Autant dire que les ressources nationales ont été gérées de manière opaque, comme on dépense son argent de poche, une gestion des plus artisanales. Loin de « la bonne gouvernance » et de « l’efficacité de la dépense publique » tant fredonnées et martelées par le PNDS-Tarayya quand il était à l’opposition.
Les affaires qui ont jalonné la gouvernance de la renaissance sont nombreuses. Certaines ont même défrayé la chronique internationale, faisant les choux gras de journaux à grands tirages, écornant terriblement au passage la crédibilité du pays chèrement acquise sous la Vème République.
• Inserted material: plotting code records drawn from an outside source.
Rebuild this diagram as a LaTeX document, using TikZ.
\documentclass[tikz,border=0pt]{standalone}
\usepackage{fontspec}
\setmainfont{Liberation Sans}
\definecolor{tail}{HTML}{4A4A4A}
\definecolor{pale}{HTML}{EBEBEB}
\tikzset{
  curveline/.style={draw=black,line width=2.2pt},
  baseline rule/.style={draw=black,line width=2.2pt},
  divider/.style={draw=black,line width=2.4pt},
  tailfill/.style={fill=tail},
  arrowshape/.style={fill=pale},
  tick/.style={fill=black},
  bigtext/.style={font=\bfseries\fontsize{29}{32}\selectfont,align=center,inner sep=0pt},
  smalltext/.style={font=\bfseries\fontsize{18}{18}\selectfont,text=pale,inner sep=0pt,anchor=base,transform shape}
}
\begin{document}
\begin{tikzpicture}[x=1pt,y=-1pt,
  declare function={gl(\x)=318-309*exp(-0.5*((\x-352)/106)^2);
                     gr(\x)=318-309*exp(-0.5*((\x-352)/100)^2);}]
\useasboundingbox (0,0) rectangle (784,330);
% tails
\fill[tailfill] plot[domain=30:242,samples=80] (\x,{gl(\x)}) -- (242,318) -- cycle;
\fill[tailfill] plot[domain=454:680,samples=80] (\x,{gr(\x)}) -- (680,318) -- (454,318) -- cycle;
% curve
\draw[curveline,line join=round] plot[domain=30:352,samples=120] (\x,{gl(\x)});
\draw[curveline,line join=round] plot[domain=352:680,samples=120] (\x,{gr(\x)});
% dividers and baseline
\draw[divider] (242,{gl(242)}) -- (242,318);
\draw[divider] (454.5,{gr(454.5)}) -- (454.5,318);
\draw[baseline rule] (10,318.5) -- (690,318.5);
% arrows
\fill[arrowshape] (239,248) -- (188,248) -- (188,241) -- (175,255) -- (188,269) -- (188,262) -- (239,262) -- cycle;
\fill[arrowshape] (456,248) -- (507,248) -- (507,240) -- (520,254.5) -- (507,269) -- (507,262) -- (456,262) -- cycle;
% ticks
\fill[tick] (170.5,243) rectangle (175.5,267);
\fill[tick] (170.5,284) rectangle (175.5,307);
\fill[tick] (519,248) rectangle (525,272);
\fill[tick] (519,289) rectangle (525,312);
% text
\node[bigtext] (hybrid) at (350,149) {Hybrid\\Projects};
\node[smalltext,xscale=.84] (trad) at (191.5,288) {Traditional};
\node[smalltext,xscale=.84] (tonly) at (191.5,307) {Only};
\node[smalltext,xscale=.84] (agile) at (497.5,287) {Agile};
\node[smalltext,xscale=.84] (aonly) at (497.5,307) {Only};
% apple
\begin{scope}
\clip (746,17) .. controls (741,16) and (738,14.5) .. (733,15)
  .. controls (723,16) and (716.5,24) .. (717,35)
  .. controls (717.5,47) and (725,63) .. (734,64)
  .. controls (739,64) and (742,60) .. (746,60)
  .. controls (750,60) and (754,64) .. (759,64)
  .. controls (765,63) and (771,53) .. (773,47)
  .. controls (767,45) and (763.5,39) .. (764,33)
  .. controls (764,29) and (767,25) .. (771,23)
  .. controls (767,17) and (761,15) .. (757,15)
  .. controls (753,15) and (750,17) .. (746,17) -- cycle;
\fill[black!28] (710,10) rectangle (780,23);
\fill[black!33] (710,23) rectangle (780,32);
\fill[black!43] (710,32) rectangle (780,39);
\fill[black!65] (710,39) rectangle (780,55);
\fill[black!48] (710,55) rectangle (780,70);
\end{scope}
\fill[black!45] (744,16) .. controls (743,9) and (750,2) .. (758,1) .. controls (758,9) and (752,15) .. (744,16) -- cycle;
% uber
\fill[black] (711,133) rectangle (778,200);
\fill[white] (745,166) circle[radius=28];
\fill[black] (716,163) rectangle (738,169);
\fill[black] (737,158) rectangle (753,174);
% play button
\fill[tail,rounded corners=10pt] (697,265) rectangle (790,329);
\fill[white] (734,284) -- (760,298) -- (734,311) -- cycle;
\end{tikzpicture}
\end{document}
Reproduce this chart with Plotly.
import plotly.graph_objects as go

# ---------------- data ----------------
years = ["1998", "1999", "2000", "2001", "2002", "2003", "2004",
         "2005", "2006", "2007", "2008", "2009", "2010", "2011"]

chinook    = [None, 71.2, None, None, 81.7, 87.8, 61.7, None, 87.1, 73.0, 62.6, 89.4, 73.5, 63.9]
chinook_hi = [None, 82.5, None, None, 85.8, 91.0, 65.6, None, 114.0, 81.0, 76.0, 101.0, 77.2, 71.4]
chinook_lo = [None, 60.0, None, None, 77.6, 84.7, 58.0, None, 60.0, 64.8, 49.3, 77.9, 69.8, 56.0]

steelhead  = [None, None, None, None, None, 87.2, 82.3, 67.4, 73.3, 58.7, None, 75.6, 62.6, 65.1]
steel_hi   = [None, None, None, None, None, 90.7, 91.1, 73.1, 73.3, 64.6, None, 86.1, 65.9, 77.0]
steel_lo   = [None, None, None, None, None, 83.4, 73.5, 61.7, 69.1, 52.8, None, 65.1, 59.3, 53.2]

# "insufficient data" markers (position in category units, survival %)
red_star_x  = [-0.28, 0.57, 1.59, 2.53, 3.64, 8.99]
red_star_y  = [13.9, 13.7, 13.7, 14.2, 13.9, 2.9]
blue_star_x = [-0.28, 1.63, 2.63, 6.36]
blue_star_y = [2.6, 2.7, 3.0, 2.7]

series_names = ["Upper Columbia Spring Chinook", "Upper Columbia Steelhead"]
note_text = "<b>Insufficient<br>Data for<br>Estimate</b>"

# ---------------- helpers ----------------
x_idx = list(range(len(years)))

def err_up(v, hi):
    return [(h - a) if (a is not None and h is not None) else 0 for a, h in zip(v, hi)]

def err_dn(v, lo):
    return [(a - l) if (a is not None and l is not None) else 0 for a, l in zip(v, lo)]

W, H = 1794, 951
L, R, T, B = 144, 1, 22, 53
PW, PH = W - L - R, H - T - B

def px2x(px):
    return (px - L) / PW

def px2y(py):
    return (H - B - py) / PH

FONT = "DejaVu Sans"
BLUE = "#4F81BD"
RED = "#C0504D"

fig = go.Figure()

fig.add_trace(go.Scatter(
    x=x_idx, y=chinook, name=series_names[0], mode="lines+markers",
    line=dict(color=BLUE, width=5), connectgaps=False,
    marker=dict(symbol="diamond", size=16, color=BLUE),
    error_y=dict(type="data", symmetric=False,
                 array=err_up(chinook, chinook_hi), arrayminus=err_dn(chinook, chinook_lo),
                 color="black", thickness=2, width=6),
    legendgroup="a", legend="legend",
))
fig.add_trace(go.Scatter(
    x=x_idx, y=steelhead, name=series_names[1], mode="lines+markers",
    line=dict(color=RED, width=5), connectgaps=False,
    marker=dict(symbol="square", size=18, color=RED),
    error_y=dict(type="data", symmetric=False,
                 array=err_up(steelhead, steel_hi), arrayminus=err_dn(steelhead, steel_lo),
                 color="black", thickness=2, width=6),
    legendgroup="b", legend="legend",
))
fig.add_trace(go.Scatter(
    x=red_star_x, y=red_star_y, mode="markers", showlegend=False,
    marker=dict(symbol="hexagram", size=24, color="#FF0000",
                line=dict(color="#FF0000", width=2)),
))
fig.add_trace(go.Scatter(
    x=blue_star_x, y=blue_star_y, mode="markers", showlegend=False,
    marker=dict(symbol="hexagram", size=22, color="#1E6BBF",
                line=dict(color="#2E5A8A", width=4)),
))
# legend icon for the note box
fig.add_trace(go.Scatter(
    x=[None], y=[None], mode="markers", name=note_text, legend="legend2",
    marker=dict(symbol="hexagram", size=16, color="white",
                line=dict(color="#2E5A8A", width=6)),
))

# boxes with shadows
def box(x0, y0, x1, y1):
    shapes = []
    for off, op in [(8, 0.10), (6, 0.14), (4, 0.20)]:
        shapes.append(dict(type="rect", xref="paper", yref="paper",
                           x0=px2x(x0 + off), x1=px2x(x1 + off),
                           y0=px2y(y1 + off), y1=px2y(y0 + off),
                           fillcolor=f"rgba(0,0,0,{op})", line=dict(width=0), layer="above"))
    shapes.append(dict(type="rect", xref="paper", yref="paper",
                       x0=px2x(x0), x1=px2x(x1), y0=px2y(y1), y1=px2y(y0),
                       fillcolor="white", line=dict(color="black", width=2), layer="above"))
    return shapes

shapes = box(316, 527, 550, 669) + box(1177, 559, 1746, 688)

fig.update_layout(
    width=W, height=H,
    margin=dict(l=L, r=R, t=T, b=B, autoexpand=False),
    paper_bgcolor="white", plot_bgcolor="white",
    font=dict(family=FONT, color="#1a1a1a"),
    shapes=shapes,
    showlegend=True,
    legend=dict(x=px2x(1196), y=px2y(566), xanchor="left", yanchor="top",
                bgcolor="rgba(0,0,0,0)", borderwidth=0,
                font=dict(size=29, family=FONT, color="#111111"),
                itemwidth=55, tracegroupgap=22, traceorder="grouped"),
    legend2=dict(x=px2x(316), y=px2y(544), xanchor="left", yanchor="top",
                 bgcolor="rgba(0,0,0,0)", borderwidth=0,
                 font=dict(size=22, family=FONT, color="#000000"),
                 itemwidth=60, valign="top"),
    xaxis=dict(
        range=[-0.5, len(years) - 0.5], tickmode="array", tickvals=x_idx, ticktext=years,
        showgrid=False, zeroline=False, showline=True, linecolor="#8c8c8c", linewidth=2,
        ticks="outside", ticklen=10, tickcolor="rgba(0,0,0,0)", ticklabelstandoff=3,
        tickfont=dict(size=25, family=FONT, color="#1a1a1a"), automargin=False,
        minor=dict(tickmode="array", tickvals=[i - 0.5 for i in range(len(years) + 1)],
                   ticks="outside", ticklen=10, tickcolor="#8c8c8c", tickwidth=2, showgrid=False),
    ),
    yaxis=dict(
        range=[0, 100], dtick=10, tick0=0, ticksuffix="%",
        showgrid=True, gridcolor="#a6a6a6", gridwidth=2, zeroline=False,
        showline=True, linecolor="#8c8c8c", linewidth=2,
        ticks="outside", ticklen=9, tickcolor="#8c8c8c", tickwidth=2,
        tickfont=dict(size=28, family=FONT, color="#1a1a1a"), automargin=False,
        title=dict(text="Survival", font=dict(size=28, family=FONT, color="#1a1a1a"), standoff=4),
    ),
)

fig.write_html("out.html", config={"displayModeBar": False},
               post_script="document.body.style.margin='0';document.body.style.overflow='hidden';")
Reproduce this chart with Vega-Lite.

La vente circulaire de l’Uranium dite Unaniumgate, le prêt frauduleux d’eximbank, le prêt miraculé du Congo, l’achat du vieux coucou pour le camarade président et ses accessoires (hangar et système anti-missile), le don de riz pakistanais, l’affaire africard, les 20 milliards de l’ARTP, l’affaire Mukuri, la gestion du pétrole nigérien, le scandale du ministère de la défense, les containers de la SORAZ... Tous ces dossiers attendent d’être dépoussiérés et tirés au clair devant les juridictions compétentes.
Sans oublier les milliers de fois où, par de grossières violations de la loi, le régime a porté atteinte aux droits humains et emprisonné des opposants et des libres penseurs.
Il est bien de faire des professions de foi, mais le mieux et le plus juste serait de passer aux actes. Le ‘désormais’ ne permet pas de faire table rase de tout ce que les nigériens ont vécu et subi pendant ces dix dernières années, et de continuer en faisant comme si de rien n’était. Le Niger et les Nigériens attendent d’être dans leurs droits, leur dignité.
Dans le même discours d’investiture, Bazoum a proclamé : « Je serai implacable contre les délinquants parce que j’ai conscience du tort que porte la corruption au développement du pays. Elle constitue par ailleurs une grande source de discrédit pour un régime et comme telle, elle est un grand facteur d’insécurité ».
La prise de conscience est louable, mais si elle n’est pas suivie de décision et d’actions concrètes conséquentes, elle ne sert à rien. Bazoum aura besoin pour ce faire de beaucoup de courage et d’abnégation.
« L’agir est la forme pure du vouloir ». Le philosophe comprendra.